**Objective**
Return the data exactly, with all pictures removed.

**Exercise input**
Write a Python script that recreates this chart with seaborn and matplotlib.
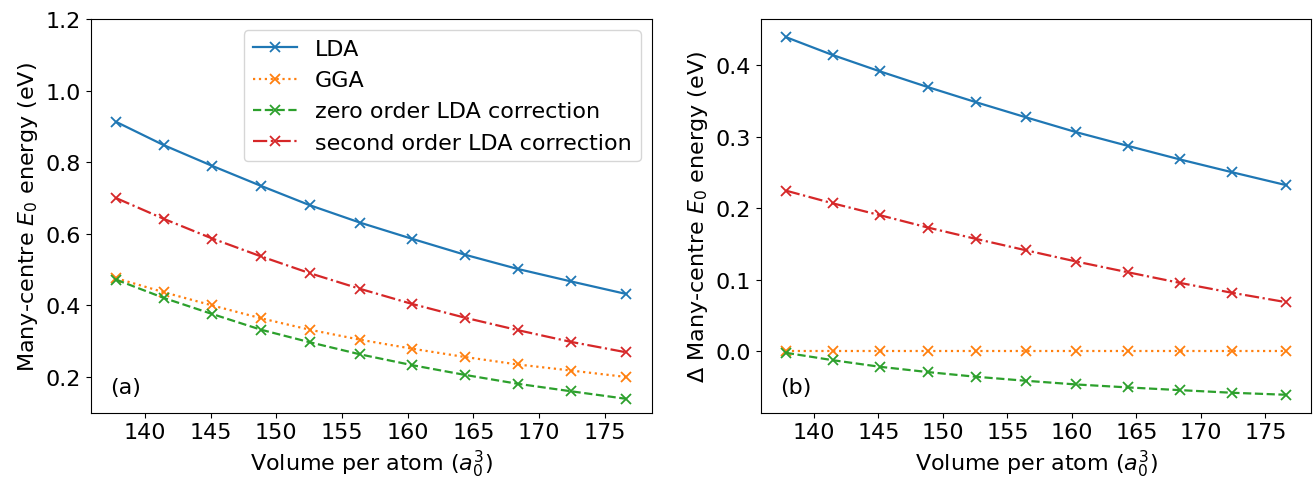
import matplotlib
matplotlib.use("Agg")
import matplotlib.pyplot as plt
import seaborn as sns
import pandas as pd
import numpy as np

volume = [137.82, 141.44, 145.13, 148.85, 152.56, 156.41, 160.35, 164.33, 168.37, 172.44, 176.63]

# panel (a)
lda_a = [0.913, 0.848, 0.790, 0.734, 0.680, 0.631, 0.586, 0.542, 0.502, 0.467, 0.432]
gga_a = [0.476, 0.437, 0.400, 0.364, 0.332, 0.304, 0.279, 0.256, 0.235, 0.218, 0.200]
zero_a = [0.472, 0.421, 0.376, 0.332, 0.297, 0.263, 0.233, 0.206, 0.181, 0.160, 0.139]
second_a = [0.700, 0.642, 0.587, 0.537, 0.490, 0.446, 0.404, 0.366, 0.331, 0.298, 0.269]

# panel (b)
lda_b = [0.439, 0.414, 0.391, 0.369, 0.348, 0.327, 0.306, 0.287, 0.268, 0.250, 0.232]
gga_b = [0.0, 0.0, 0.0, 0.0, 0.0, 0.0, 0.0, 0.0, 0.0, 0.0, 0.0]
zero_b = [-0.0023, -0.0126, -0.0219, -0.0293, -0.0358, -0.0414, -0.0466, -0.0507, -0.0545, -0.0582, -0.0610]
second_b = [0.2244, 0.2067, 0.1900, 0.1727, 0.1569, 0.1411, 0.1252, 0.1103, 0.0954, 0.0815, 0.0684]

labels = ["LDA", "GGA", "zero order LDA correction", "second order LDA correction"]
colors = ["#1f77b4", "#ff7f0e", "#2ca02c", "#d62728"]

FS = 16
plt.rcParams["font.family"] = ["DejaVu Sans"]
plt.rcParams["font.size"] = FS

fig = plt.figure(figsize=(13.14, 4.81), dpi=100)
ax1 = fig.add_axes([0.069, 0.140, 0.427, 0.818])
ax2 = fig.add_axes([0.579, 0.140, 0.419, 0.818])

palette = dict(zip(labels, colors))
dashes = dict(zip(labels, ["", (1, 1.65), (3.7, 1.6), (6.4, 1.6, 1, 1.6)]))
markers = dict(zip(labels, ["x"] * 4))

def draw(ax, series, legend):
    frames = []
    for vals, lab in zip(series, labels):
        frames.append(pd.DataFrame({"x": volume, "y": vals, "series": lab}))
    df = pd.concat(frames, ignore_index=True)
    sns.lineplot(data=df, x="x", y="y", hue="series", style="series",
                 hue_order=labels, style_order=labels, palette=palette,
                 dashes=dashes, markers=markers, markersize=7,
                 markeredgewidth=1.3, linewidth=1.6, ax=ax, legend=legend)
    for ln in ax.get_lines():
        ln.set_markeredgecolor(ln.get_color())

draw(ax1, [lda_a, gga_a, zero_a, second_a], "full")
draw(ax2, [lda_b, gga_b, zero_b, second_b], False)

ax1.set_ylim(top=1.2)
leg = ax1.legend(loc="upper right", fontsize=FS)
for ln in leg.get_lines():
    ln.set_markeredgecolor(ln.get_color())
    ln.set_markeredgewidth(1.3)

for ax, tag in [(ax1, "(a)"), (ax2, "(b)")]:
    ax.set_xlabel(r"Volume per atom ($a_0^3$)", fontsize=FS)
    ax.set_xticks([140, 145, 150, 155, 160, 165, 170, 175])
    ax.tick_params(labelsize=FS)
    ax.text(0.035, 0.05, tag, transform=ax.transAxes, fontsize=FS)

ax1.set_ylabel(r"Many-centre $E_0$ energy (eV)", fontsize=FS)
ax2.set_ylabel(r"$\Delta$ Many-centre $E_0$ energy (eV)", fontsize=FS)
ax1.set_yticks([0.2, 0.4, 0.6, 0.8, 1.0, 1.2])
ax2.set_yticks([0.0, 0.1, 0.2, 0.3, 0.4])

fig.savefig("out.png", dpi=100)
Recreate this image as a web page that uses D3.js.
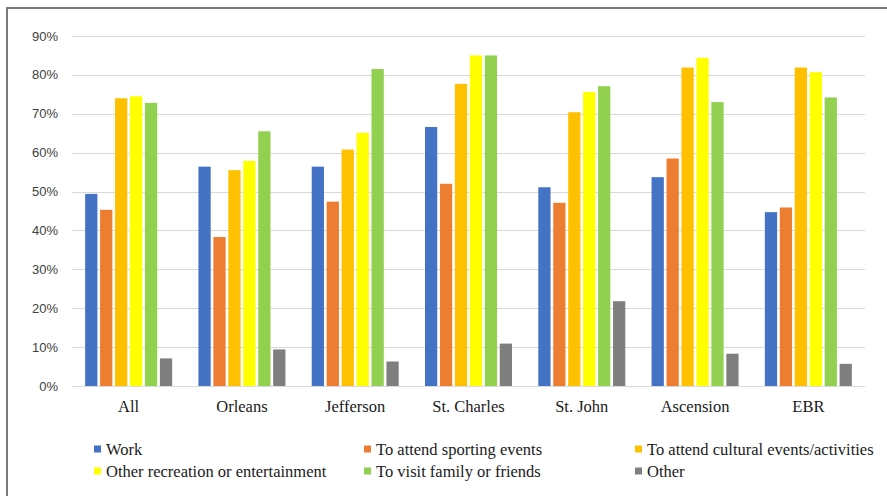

**Completed task**
Write a Python script that recreates this chart with seaborn and matplotlib.
import matplotlib
matplotlib.use("Agg")
import matplotlib.pyplot as plt
import seaborn as sns
import pandas as pd
import numpy as np

volume = [137.82, 141.44, 145.13, 148.85, 152.56, 156.41, 160.35, 164.33, 168.37, 172.44, 176.63]

# panel (a)
lda_a = [0.913, 0.848, 0.790, 0.734, 0.680, 0.631, 0.586, 0.542, 0.502, 0.467, 0.432]
gga_a = [0.476, 0.437, 0.400, 0.364, 0.332, 0.304, 0.279, 0.256, 0.235, 0.218, 0.200]
zero_a = [0.472, 0.421, 0.376, 0.332, 0.297, 0.263, 0.233, 0.206, 0.181, 0.160, 0.139]
second_a = [0.700, 0.642, 0.587, 0.537, 0.490, 0.446, 0.404, 0.366, 0.331, 0.298, 0.269]

# panel (b)
lda_b = [0.439, 0.414, 0.391, 0.369, 0.348, 0.327, 0.306, 0.287, 0.268, 0.250, 0.232]
gga_b = [0.0, 0.0, 0.0, 0.0, 0.0, 0.0, 0.0, 0.0, 0.0, 0.0, 0.0]
zero_b = [-0.0023, -0.0126, -0.0219, -0.0293, -0.0358, -0.0414, -0.0466, -0.0507, -0.0545, -0.0582, -0.0610]
second_b = [0.2244, 0.2067, 0.1900, 0.1727, 0.1569, 0.1411, 0.1252, 0.1103, 0.0954, 0.0815, 0.0684]

labels = ["LDA", "GGA", "zero order LDA correction", "second order LDA correction"]
colors = ["#1f77b4", "#ff7f0e", "#2ca02c", "#d62728"]

FS = 16
plt.rcParams["font.family"] = ["DejaVu Sans"]
plt.rcParams["font.size"] = FS

fig = plt.figure(figsize=(13.14, 4.81), dpi=100)
ax1 = fig.add_axes([0.069, 0.140, 0.427, 0.818])
ax2 = fig.add_axes([0.579, 0.140, 0.419, 0.818])

palette = dict(zip(labels, colors))
dashes = dict(zip(labels, ["", (1, 1.65), (3.7, 1.6), (6.4, 1.6, 1, 1.6)]))
markers = dict(zip(labels, ["x"] * 4))

def draw(ax, series, legend):
    frames = []
    for vals, lab in zip(series, labels):
        frames.append(pd.DataFrame({"x": volume, "y": vals, "series": lab}))
    df = pd.concat(frames, ignore_index=True)
    sns.lineplot(data=df, x="x", y="y", hue="series", style="series",
                 hue_order=labels, style_order=labels, palette=palette,
                 dashes=dashes, markers=markers, markersize=7,
                 markeredgewidth=1.3, linewidth=1.6, ax=ax, legend=legend)
    for ln in ax.get_lines():
        ln.set_markeredgecolor(ln.get_color())

draw(ax1, [lda_a, gga_a, zero_a, second_a], "full")
draw(ax2, [lda_b, gga_b, zero_b, second_b], False)

ax1.set_ylim(top=1.2)
leg = ax1.legend(loc="upper right", fontsize=FS)
for ln in leg.get_lines():
    ln.set_markeredgecolor(ln.get_color())
    ln.set_markeredgewidth(1.3)

for ax, tag in [(ax1, "(a)"), (ax2, "(b)")]:
    ax.set_xlabel(r"Volume per atom ($a_0^3$)", fontsize=FS)
    ax.set_xticks([140, 145, 150, 155, 160, 165, 170, 175])
    ax.tick_params(labelsize=FS)
    ax.text(0.035, 0.05, tag, transform=ax.transAxes, fontsize=FS)

ax1.set_ylabel(r"Many-centre $E_0$ energy (eV)", fontsize=FS)
ax2.set_ylabel(r"$\Delta$ Many-centre $E_0$ energy (eV)", fontsize=FS)
ax1.set_yticks([0.2, 0.4, 0.6, 0.8, 1.0, 1.2])
ax2.set_yticks([0.0, 0.1, 0.2, 0.3, 0.4])

fig.savefig("out.png", dpi=100)
Recreate this image as a web page that uses D3.js.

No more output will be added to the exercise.